Value: Medium — Enables Raspberry Pi as peripheral, but microcontrollers better suited for this role
Feasibility: Low (I²C) / Medium (Serial) — Kernel driver required OR new transport layer
Effort: High — Either kernel module (beyond scope) or transport abstraction (substantial architecture change)

Alternative Approaches

Option A: Serial/UART (Most Feasible)

  • User-space support via /dev/ttyS*, /dev/ttyUSB*, USB CDC/ACM
  • No kernel development required
  • Implementation: Transport abstraction layer (crumbs_serial.c) with same message format
  • Use case: Raspberry Pi as USB/serial CRUMBS peripheral

Option B: Network/TCP

  • WiFi/Ethernet connectivity for wireless CRUMBS networks
  • Standard sockets API, full user-space support
  • Trade-off: Network overhead vs wireless capability
  • Use case: Raspberry Pi Zero W as wireless bridge

Option C: Custom Kernel Module

  • Full I²C slave functionality with event-driven architecture
  • Verdict: Beyond CRUMBS core library scope (requires kernel expertise, distribution complexity)

Implementation Path (if pursuing Serial)

Files:

  • src/transports/crumbs_serial.c - Transport layer abstraction
  • src/hal/linux/crumbs_linux_serial.c - Linux serial HAL
  • examples/core_usage/linux/serial_peripheral/

Documentation:

  • docs/transport-layers.md - I²C vs Serial architecture
  • Update docs/platform-setup.md with serial setup

Success Criteria:

  • Same CRUMBS handlers work on both I²C and serial transports
  • Raspberry Pi peripheral via USB CDC/ACM

Reference Family Expansion

Goal: Additional reference implementations beyond LHWIT (LED/Servo/Calculator/Display)

Value: Low-Medium — More examples helpful but LHWIT already demonstrates patterns
Feasibility: Medium — Requires hardware, full implementation stack
Effort: High — Each family needs peripheral + controller + docs + hardware validation

Context: A “family” is a device category with shared type_id, opcodes, and handler patterns (e.g., LHWIT defines how LED modules communicate).

Potential Families:

  • Sensors: Temperature (DHT22, BMP280), humidity, pressure – periodic polling patterns
  • Motor Control: DC/stepper motors – motion control, homing sequences
  • Protocol Bridges: UART/SPI over I²C – translation and buffering patterns

Note: Community-driven based on actual user requests.
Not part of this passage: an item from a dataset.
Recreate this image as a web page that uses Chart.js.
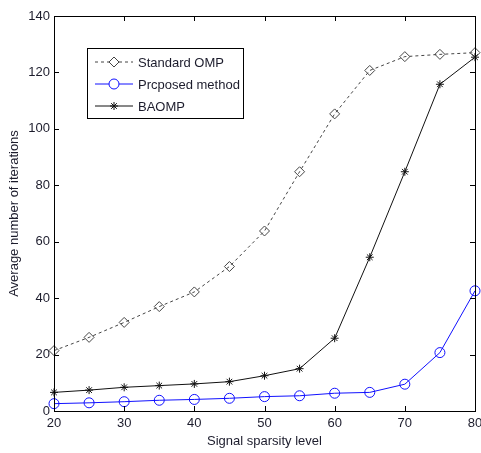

Each family requires significant effort (peripheral + controller + docs + hardware).

Explicitly Out of Scope

Gateway Services

Building REST/MQTT/WebSocket services is application territory, not library scope. Different users need different protocols. Better approach: document integration patterns, provide minimal examples, let community build gateways.

Alternative: docs/integration-patterns.md showing how to use CRUMBS in Flask routes, MQTT publishers, etc.

Multi-Family Bus Sharing

“One family per bus” is a core design principle providing compile-time type safety. Dynamic vocabulary discovery adds complexity for rare use cases. Real solution: use multiple I²C buses or bus bridging.

Alternative: Document the constraint clearly and provide multi-bus setup examples if requested.

Enhanced Discovery Protocols

Current discovery (version query via opcode 0x00) is sufficient. Capability negotiation, hierarchical addressing, and multicast add protocol complexity without demonstrated user need.

Alternative: Wait for actual pain points; if needed, module families can extend version query payload.